◆ Exercise task: All lines in which the word "uses" occurs are to be extracted.

◆ Data supplied:
☆ ☆ ☆ ☆

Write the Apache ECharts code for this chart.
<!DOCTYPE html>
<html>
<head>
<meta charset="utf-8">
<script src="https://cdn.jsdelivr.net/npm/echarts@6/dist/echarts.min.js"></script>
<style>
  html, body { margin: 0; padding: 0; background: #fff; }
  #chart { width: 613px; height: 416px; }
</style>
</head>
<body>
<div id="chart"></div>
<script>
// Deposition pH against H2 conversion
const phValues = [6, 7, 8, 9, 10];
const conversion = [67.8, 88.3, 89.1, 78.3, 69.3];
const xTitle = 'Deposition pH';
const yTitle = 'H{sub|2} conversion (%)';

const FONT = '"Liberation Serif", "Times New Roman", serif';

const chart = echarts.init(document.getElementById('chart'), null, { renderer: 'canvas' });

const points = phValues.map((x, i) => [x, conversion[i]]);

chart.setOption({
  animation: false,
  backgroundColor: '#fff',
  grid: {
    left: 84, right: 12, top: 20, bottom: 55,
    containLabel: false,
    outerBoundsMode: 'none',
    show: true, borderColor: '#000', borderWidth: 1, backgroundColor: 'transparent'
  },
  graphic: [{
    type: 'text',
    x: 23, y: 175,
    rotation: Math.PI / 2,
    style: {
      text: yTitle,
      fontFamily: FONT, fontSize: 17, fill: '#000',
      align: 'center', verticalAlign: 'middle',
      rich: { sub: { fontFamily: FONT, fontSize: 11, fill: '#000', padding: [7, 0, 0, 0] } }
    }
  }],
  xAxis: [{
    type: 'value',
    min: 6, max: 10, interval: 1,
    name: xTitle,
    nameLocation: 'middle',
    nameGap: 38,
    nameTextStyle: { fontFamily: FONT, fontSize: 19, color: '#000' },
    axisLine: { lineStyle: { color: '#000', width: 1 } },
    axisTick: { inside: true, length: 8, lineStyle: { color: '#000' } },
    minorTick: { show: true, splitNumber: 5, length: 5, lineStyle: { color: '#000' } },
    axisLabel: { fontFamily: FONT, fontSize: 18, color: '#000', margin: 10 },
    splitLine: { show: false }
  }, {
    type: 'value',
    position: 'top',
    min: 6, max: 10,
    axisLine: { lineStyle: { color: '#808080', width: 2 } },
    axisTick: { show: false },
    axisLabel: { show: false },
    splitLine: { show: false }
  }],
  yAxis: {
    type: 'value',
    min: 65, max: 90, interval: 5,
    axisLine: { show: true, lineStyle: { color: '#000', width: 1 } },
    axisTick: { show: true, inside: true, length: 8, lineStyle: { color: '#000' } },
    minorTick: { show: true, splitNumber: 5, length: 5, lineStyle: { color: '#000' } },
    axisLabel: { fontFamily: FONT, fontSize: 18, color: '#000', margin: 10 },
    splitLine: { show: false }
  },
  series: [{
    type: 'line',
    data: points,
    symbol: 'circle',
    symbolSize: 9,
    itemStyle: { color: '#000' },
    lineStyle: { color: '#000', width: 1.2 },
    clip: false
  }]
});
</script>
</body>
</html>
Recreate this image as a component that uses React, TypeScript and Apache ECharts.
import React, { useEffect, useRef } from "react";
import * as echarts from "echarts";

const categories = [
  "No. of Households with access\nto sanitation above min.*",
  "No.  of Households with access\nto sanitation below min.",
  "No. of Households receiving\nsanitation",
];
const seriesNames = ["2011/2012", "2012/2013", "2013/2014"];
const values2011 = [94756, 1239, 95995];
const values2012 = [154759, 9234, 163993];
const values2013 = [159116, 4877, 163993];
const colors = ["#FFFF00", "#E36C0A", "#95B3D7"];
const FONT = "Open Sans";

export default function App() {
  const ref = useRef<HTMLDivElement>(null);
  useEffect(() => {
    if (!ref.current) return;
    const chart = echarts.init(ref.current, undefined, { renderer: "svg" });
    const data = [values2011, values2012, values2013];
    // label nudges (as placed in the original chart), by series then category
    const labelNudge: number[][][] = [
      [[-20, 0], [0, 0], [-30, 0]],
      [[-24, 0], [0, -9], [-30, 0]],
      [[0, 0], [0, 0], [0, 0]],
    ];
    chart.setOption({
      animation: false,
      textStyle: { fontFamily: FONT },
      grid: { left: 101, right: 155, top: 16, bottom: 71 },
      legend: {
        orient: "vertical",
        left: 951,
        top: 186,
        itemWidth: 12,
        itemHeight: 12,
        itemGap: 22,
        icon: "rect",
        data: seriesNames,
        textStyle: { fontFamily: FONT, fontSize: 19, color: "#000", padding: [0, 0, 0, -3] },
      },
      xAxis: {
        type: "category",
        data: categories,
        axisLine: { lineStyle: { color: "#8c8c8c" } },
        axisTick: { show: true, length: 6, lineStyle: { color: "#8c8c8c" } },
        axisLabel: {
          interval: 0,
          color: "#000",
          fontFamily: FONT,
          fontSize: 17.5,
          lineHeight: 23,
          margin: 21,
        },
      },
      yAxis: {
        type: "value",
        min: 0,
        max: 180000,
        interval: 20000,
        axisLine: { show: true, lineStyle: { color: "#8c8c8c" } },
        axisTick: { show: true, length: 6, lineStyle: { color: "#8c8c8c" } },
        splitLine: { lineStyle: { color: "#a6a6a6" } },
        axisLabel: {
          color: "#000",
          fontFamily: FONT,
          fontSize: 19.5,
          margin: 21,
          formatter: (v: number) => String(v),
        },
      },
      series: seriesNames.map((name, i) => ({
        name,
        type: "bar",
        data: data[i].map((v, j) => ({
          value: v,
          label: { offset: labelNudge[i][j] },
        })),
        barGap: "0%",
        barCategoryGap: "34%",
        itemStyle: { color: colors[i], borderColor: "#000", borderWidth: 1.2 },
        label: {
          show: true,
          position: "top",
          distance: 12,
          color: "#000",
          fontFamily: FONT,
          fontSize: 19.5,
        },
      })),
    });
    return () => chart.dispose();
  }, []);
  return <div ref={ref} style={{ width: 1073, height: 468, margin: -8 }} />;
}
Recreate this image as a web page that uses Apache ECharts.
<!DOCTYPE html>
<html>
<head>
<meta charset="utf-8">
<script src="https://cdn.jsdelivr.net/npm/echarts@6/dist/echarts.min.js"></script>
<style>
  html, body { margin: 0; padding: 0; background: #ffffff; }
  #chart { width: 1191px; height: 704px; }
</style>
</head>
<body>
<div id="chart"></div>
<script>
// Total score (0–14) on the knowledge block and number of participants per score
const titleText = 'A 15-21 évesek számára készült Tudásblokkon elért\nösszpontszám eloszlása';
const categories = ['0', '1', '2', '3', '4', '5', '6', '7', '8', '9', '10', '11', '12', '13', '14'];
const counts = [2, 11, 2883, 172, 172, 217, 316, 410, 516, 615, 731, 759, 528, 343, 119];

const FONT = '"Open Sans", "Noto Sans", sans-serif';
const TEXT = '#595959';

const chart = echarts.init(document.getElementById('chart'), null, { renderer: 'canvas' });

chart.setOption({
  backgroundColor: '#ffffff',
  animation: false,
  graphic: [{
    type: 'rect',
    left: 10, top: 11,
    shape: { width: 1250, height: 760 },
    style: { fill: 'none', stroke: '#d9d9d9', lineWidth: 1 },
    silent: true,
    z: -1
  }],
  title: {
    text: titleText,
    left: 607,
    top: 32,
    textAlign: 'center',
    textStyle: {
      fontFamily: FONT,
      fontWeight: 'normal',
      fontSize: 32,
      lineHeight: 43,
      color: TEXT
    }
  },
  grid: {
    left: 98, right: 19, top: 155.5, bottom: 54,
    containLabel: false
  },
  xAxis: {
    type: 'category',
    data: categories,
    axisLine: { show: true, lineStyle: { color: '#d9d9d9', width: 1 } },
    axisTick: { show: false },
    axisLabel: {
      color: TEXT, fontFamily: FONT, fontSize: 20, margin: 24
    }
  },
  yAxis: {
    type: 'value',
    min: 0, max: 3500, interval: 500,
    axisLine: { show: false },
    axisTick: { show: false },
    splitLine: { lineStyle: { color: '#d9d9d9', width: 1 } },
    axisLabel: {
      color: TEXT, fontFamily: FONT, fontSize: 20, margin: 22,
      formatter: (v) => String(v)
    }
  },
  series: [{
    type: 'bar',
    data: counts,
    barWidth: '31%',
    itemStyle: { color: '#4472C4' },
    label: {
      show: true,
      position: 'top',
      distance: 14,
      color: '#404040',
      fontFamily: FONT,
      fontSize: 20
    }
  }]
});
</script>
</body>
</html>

☆ ☆ ☆ ☆

◆ Expected output:
Recreate this image as a component that uses React, TypeScript and Apache ECharts.
Recreate this image as a web page that uses Apache ECharts.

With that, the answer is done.